> _PROBLEM TO WORK ON_
Reproduce every line of the material below, but drop the pictures.

> _MATERIAL TO PROCESS_
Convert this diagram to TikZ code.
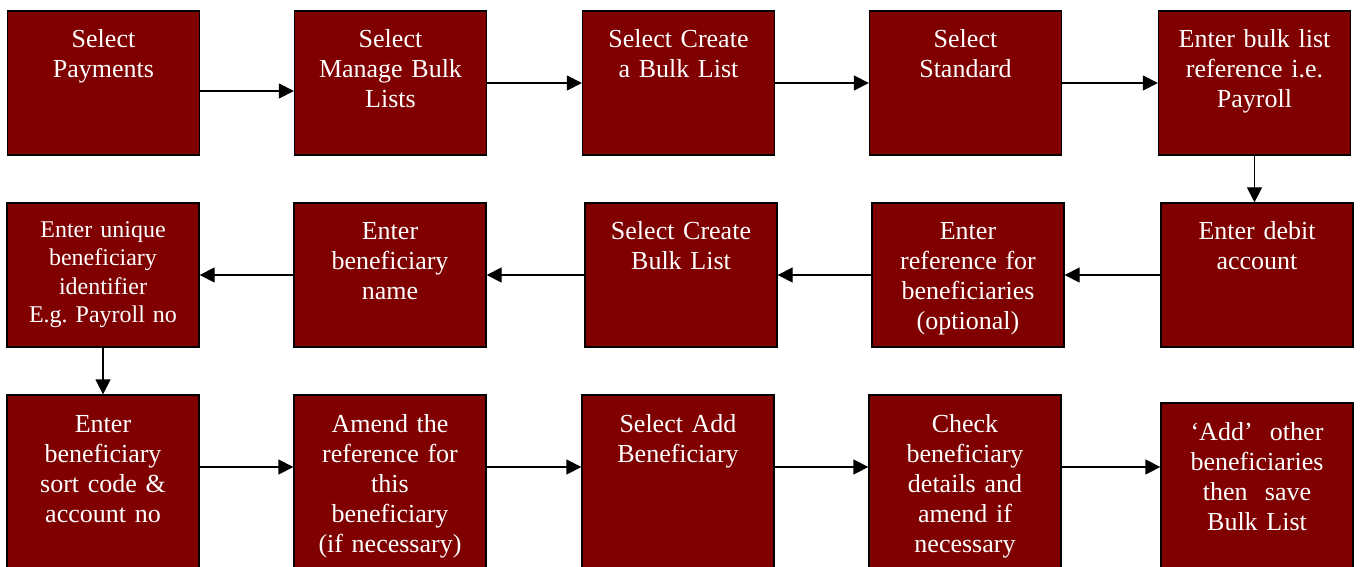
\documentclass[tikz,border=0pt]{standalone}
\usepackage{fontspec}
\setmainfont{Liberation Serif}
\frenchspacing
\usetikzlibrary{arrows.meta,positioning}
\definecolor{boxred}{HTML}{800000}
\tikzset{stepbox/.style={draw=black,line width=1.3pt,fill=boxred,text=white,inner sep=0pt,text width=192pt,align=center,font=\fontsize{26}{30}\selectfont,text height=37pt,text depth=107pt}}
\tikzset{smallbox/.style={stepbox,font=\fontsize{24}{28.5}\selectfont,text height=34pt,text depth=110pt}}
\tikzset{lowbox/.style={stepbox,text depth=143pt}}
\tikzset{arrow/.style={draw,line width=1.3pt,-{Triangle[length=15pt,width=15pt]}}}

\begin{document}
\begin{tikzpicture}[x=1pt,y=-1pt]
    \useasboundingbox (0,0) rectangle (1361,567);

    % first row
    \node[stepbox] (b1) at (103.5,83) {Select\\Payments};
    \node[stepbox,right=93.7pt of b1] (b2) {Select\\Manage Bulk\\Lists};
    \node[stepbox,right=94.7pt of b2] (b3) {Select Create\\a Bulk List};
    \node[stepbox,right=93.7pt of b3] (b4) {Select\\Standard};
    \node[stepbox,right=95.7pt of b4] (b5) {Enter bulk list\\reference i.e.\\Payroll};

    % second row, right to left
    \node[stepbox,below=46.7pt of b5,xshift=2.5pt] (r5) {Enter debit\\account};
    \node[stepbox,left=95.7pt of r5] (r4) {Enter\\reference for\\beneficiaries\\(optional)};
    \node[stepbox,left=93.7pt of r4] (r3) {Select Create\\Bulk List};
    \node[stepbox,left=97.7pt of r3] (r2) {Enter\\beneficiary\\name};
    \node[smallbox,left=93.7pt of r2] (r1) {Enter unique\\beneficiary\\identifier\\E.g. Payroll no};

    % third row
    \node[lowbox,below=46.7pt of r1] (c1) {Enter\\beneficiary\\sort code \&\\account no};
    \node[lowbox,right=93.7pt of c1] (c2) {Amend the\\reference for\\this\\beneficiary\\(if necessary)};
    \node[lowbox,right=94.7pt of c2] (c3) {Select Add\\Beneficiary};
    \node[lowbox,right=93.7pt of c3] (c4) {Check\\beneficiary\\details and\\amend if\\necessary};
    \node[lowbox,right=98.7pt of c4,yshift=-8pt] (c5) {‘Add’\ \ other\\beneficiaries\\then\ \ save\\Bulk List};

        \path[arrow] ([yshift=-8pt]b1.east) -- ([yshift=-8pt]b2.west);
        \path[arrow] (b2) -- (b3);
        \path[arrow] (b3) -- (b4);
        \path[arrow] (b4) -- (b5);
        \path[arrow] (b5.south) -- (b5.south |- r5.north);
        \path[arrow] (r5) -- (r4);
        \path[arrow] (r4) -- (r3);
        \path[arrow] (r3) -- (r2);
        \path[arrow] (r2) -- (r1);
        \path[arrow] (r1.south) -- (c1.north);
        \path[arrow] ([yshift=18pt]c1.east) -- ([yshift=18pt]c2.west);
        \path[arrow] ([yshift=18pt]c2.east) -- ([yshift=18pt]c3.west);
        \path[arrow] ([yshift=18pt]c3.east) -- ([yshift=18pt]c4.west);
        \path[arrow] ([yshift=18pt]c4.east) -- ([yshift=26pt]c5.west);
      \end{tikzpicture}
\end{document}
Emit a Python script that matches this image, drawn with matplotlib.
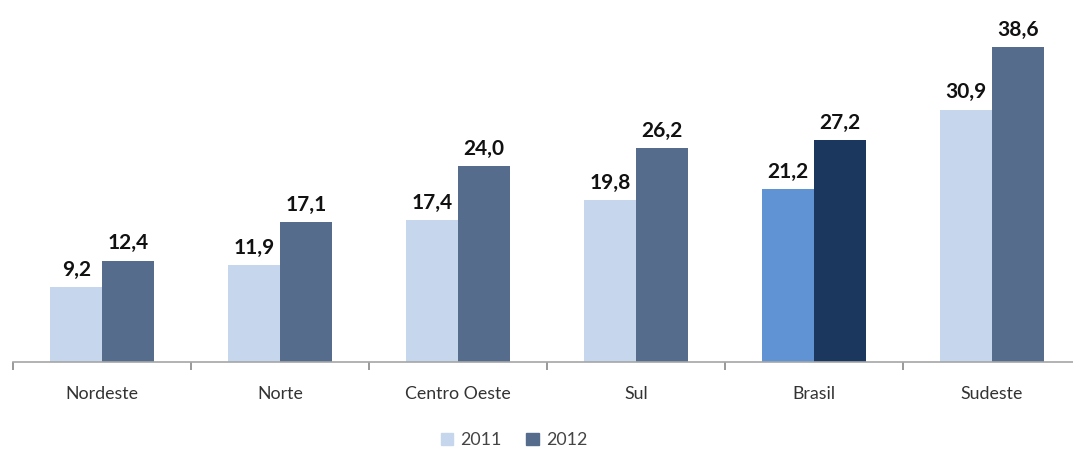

> _TASK RESPONSE_
Convert this diagram to TikZ code.
\documentclass[tikz,border=0pt]{standalone}
\usepackage{fontspec}
\setmainfont{Liberation Serif}
\frenchspacing
\usetikzlibrary{arrows.meta,positioning}
\definecolor{boxred}{HTML}{800000}
\tikzset{stepbox/.style={draw=black,line width=1.3pt,fill=boxred,text=white,inner sep=0pt,text width=192pt,align=center,font=\fontsize{26}{30}\selectfont,text height=37pt,text depth=107pt}}
\tikzset{smallbox/.style={stepbox,font=\fontsize{24}{28.5}\selectfont,text height=34pt,text depth=110pt}}
\tikzset{lowbox/.style={stepbox,text depth=143pt}}
\tikzset{arrow/.style={draw,line width=1.3pt,-{Triangle[length=15pt,width=15pt]}}}

\begin{document}
\begin{tikzpicture}[x=1pt,y=-1pt]
    \useasboundingbox (0,0) rectangle (1361,567);

    % first row
    \node[stepbox] (b1) at (103.5,83) {Select\\Payments};
    \node[stepbox,right=93.7pt of b1] (b2) {Select\\Manage Bulk\\Lists};
    \node[stepbox,right=94.7pt of b2] (b3) {Select Create\\a Bulk List};
    \node[stepbox,right=93.7pt of b3] (b4) {Select\\Standard};
    \node[stepbox,right=95.7pt of b4] (b5) {Enter bulk list\\reference i.e.\\Payroll};

    % second row, right to left
    \node[stepbox,below=46.7pt of b5,xshift=2.5pt] (r5) {Enter debit\\account};
    \node[stepbox,left=95.7pt of r5] (r4) {Enter\\reference for\\beneficiaries\\(optional)};
    \node[stepbox,left=93.7pt of r4] (r3) {Select Create\\Bulk List};
    \node[stepbox,left=97.7pt of r3] (r2) {Enter\\beneficiary\\name};
    \node[smallbox,left=93.7pt of r2] (r1) {Enter unique\\beneficiary\\identifier\\E.g. Payroll no};

    % third row
    \node[lowbox,below=46.7pt of r1] (c1) {Enter\\beneficiary\\sort code \&\\account no};
    \node[lowbox,right=93.7pt of c1] (c2) {Amend the\\reference for\\this\\beneficiary\\(if necessary)};
    \node[lowbox,right=94.7pt of c2] (c3) {Select Add\\Beneficiary};
    \node[lowbox,right=93.7pt of c3] (c4) {Check\\beneficiary\\details and\\amend if\\necessary};
    \node[lowbox,right=98.7pt of c4,yshift=-8pt] (c5) {‘Add’\ \ other\\beneficiaries\\then\ \ save\\Bulk List};

        \path[arrow] ([yshift=-8pt]b1.east) -- ([yshift=-8pt]b2.west);
        \path[arrow] (b2) -- (b3);
        \path[arrow] (b3) -- (b4);
        \path[arrow] (b4) -- (b5);
        \path[arrow] (b5.south) -- (b5.south |- r5.north);
        \path[arrow] (r5) -- (r4);
        \path[arrow] (r4) -- (r3);
        \path[arrow] (r3) -- (r2);
        \path[arrow] (r2) -- (r1);
        \path[arrow] (r1.south) -- (c1.north);
        \path[arrow] ([yshift=18pt]c1.east) -- ([yshift=18pt]c2.west);
        \path[arrow] ([yshift=18pt]c2.east) -- ([yshift=18pt]c3.west);
        \path[arrow] ([yshift=18pt]c3.east) -- ([yshift=18pt]c4.west);
        \path[arrow] ([yshift=18pt]c4.east) -- ([yshift=26pt]c5.west);
      \end{tikzpicture}
\end{document}
Emit a Python script that matches this image, drawn with matplotlib.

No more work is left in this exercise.